Lines of data:
------------------------------------------------------------------------

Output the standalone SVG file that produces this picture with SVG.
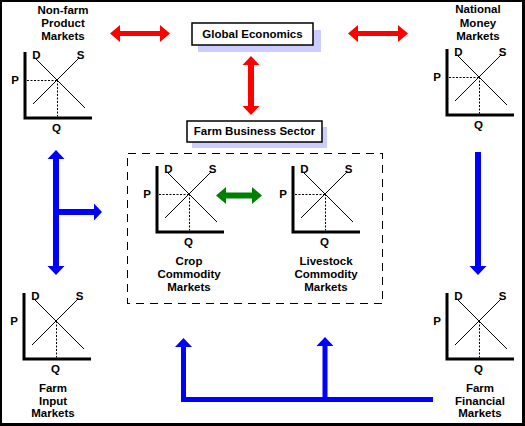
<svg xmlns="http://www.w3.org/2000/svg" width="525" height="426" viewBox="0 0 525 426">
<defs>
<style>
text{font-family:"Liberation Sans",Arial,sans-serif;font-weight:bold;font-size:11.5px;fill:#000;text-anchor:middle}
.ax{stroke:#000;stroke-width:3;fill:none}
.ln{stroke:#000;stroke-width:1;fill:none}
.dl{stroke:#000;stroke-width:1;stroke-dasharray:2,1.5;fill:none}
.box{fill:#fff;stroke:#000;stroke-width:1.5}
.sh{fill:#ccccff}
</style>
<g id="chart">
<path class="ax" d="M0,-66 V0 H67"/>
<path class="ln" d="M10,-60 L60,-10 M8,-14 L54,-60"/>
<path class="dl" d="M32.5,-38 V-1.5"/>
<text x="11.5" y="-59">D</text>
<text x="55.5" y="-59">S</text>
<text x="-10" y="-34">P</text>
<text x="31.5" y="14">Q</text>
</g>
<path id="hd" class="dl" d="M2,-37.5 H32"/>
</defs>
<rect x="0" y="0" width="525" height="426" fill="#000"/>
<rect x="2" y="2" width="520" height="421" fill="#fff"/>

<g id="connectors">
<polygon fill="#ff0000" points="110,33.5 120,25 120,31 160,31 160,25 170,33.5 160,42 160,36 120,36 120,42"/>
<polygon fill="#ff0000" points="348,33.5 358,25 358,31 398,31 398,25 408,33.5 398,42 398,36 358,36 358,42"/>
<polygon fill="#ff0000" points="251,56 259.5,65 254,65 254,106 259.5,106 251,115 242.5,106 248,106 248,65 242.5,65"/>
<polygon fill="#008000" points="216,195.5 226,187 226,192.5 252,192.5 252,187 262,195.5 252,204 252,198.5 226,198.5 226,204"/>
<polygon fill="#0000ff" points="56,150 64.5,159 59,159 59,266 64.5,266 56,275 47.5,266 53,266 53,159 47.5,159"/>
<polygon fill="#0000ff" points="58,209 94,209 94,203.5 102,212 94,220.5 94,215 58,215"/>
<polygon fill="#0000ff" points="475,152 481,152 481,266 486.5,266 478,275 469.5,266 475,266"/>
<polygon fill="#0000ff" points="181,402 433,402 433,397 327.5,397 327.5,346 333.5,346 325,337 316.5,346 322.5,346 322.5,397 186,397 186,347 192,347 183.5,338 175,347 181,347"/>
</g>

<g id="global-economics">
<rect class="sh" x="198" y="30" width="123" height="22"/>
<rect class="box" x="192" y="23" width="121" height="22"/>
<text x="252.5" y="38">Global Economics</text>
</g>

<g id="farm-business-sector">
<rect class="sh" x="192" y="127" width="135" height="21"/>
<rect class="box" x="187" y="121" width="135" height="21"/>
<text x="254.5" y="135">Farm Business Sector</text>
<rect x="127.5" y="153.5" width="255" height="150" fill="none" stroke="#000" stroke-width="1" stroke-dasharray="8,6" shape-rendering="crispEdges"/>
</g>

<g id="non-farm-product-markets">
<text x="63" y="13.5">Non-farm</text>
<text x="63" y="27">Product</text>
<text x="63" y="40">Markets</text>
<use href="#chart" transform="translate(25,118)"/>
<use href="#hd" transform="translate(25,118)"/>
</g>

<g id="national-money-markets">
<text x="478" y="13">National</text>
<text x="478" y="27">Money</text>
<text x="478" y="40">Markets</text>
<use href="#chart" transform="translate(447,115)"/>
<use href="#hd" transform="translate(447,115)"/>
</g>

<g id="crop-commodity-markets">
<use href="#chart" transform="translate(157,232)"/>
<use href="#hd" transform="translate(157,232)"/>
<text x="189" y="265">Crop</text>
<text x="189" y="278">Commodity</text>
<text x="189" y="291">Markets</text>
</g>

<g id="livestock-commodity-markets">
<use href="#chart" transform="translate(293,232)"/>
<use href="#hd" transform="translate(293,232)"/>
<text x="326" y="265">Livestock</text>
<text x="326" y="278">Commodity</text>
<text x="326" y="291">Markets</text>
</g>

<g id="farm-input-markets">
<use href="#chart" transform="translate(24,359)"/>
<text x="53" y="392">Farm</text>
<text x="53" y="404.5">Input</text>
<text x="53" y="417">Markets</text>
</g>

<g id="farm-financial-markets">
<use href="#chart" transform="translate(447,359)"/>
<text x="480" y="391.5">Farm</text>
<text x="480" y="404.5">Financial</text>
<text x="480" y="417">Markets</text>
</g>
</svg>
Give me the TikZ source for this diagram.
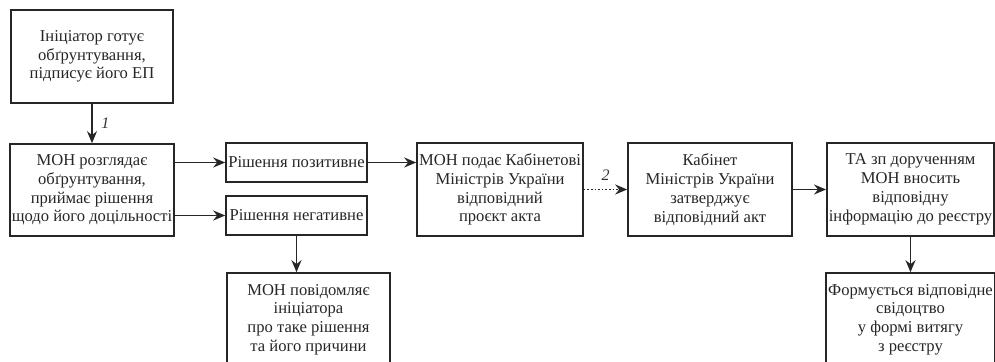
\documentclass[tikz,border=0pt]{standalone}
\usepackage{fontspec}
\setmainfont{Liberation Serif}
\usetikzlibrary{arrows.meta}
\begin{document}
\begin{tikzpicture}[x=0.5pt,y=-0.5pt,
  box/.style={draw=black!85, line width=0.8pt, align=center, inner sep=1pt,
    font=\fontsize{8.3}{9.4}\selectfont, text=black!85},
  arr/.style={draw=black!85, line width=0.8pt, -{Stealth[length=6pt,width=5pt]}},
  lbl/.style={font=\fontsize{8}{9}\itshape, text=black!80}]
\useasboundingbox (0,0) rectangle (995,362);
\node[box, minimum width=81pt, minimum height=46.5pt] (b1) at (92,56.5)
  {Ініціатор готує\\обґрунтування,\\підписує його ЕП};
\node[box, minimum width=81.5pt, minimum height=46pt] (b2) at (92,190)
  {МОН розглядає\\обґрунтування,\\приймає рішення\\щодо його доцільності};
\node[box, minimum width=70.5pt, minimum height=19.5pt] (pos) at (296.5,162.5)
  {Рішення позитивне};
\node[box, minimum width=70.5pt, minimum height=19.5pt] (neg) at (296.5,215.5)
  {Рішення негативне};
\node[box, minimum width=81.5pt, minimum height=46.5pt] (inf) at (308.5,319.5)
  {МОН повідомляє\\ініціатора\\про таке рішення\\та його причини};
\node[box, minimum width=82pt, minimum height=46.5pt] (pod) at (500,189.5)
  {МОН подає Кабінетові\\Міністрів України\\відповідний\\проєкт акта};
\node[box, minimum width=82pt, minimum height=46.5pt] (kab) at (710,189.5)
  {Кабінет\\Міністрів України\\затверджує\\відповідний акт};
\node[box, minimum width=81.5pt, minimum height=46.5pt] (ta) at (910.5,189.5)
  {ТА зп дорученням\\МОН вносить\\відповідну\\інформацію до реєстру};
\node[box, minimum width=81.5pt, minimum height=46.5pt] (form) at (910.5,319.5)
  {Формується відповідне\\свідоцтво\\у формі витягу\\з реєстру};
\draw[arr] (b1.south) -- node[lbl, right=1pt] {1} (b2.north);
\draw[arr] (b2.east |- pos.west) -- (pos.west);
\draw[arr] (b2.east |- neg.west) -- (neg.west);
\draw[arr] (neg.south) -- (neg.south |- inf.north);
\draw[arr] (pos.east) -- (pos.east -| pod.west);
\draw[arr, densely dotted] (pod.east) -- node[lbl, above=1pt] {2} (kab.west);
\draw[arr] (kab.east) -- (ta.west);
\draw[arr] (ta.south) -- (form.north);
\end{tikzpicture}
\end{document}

------------------------------------------------------------------------

▶ **WHAT YOU HAVE TO DO**
Reproduce each line word for word and drop the pictures.

▶ **EXERCISE RESULT**
Output the standalone SVG file that produces this picture with SVG.
<svg xmlns="http://www.w3.org/2000/svg" width="525" height="426" viewBox="0 0 525 426">
<defs>
<style>
text{font-family:"Liberation Sans",Arial,sans-serif;font-weight:bold;font-size:11.5px;fill:#000;text-anchor:middle}
.ax{stroke:#000;stroke-width:3;fill:none}
.ln{stroke:#000;stroke-width:1;fill:none}
.dl{stroke:#000;stroke-width:1;stroke-dasharray:2,1.5;fill:none}
.box{fill:#fff;stroke:#000;stroke-width:1.5}
.sh{fill:#ccccff}
</style>
<g id="chart">
<path class="ax" d="M0,-66 V0 H67"/>
<path class="ln" d="M10,-60 L60,-10 M8,-14 L54,-60"/>
<path class="dl" d="M32.5,-38 V-1.5"/>
<text x="11.5" y="-59">D</text>
<text x="55.5" y="-59">S</text>
<text x="-10" y="-34">P</text>
<text x="31.5" y="14">Q</text>
</g>
<path id="hd" class="dl" d="M2,-37.5 H32"/>
</defs>
<rect x="0" y="0" width="525" height="426" fill="#000"/>
<rect x="2" y="2" width="520" height="421" fill="#fff"/>

<g id="connectors">
<polygon fill="#ff0000" points="110,33.5 120,25 120,31 160,31 160,25 170,33.5 160,42 160,36 120,36 120,42"/>
<polygon fill="#ff0000" points="348,33.5 358,25 358,31 398,31 398,25 408,33.5 398,42 398,36 358,36 358,42"/>
<polygon fill="#ff0000" points="251,56 259.5,65 254,65 254,106 259.5,106 251,115 242.5,106 248,106 248,65 242.5,65"/>
<polygon fill="#008000" points="216,195.5 226,187 226,192.5 252,192.5 252,187 262,195.5 252,204 252,198.5 226,198.5 226,204"/>
<polygon fill="#0000ff" points="56,150 64.5,159 59,159 59,266 64.5,266 56,275 47.5,266 53,266 53,159 47.5,159"/>
<polygon fill="#0000ff" points="58,209 94,209 94,203.5 102,212 94,220.5 94,215 58,215"/>
<polygon fill="#0000ff" points="475,152 481,152 481,266 486.5,266 478,275 469.5,266 475,266"/>
<polygon fill="#0000ff" points="181,402 433,402 433,397 327.5,397 327.5,346 333.5,346 325,337 316.5,346 322.5,346 322.5,397 186,397 186,347 192,347 183.5,338 175,347 181,347"/>
</g>

<g id="global-economics">
<rect class="sh" x="198" y="30" width="123" height="22"/>
<rect class="box" x="192" y="23" width="121" height="22"/>
<text x="252.5" y="38">Global Economics</text>
</g>

<g id="farm-business-sector">
<rect class="sh" x="192" y="127" width="135" height="21"/>
<rect class="box" x="187" y="121" width="135" height="21"/>
<text x="254.5" y="135">Farm Business Sector</text>
<rect x="127.5" y="153.5" width="255" height="150" fill="none" stroke="#000" stroke-width="1" stroke-dasharray="8,6" shape-rendering="crispEdges"/>
</g>

<g id="non-farm-product-markets">
<text x="63" y="13.5">Non-farm</text>
<text x="63" y="27">Product</text>
<text x="63" y="40">Markets</text>
<use href="#chart" transform="translate(25,118)"/>
<use href="#hd" transform="translate(25,118)"/>
</g>

<g id="national-money-markets">
<text x="478" y="13">National</text>
<text x="478" y="27">Money</text>
<text x="478" y="40">Markets</text>
<use href="#chart" transform="translate(447,115)"/>
<use href="#hd" transform="translate(447,115)"/>
</g>

<g id="crop-commodity-markets">
<use href="#chart" transform="translate(157,232)"/>
<use href="#hd" transform="translate(157,232)"/>
<text x="189" y="265">Crop</text>
<text x="189" y="278">Commodity</text>
<text x="189" y="291">Markets</text>
</g>

<g id="livestock-commodity-markets">
<use href="#chart" transform="translate(293,232)"/>
<use href="#hd" transform="translate(293,232)"/>
<text x="326" y="265">Livestock</text>
<text x="326" y="278">Commodity</text>
<text x="326" y="291">Markets</text>
</g>

<g id="farm-input-markets">
<use href="#chart" transform="translate(24,359)"/>
<text x="53" y="392">Farm</text>
<text x="53" y="404.5">Input</text>
<text x="53" y="417">Markets</text>
</g>

<g id="farm-financial-markets">
<use href="#chart" transform="translate(447,359)"/>
<text x="480" y="391.5">Farm</text>
<text x="480" y="404.5">Financial</text>
<text x="480" y="417">Markets</text>
</g>
</svg>
Give me the TikZ source for this diagram.
\documentclass[tikz,border=0pt]{standalone}
\usepackage{fontspec}
\setmainfont{Liberation Serif}
\usetikzlibrary{arrows.meta}
\begin{document}
\begin{tikzpicture}[x=0.5pt,y=-0.5pt,
  box/.style={draw=black!85, line width=0.8pt, align=center, inner sep=1pt,
    font=\fontsize{8.3}{9.4}\selectfont, text=black!85},
  arr/.style={draw=black!85, line width=0.8pt, -{Stealth[length=6pt,width=5pt]}},
  lbl/.style={font=\fontsize{8}{9}\itshape, text=black!80}]
\useasboundingbox (0,0) rectangle (995,362);
\node[box, minimum width=81pt, minimum height=46.5pt] (b1) at (92,56.5)
  {Ініціатор готує\\обґрунтування,\\підписує його ЕП};
\node[box, minimum width=81.5pt, minimum height=46pt] (b2) at (92,190)
  {МОН розглядає\\обґрунтування,\\приймає рішення\\щодо його доцільності};
\node[box, minimum width=70.5pt, minimum height=19.5pt] (pos) at (296.5,162.5)
  {Рішення позитивне};
\node[box, minimum width=70.5pt, minimum height=19.5pt] (neg) at (296.5,215.5)
  {Рішення негативне};
\node[box, minimum width=81.5pt, minimum height=46.5pt] (inf) at (308.5,319.5)
  {МОН повідомляє\\ініціатора\\про таке рішення\\та його причини};
\node[box, minimum width=82pt, minimum height=46.5pt] (pod) at (500,189.5)
  {МОН подає Кабінетові\\Міністрів України\\відповідний\\проєкт акта};
\node[box, minimum width=82pt, minimum height=46.5pt] (kab) at (710,189.5)
  {Кабінет\\Міністрів України\\затверджує\\відповідний акт};
\node[box, minimum width=81.5pt, minimum height=46.5pt] (ta) at (910.5,189.5)
  {ТА зп дорученням\\МОН вносить\\відповідну\\інформацію до реєстру};
\node[box, minimum width=81.5pt, minimum height=46.5pt] (form) at (910.5,319.5)
  {Формується відповідне\\свідоцтво\\у формі витягу\\з реєстру};
\draw[arr] (b1.south) -- node[lbl, right=1pt] {1} (b2.north);
\draw[arr] (b2.east |- pos.west) -- (pos.west);
\draw[arr] (b2.east |- neg.west) -- (neg.west);
\draw[arr] (neg.south) -- (neg.south |- inf.north);
\draw[arr] (pos.east) -- (pos.east -| pod.west);
\draw[arr, densely dotted] (pod.east) -- node[lbl, above=1pt] {2} (kab.west);
\draw[arr] (kab.east) -- (ta.west);
\draw[arr] (ta.south) -- (form.north);
\end{tikzpicture}
\end{document}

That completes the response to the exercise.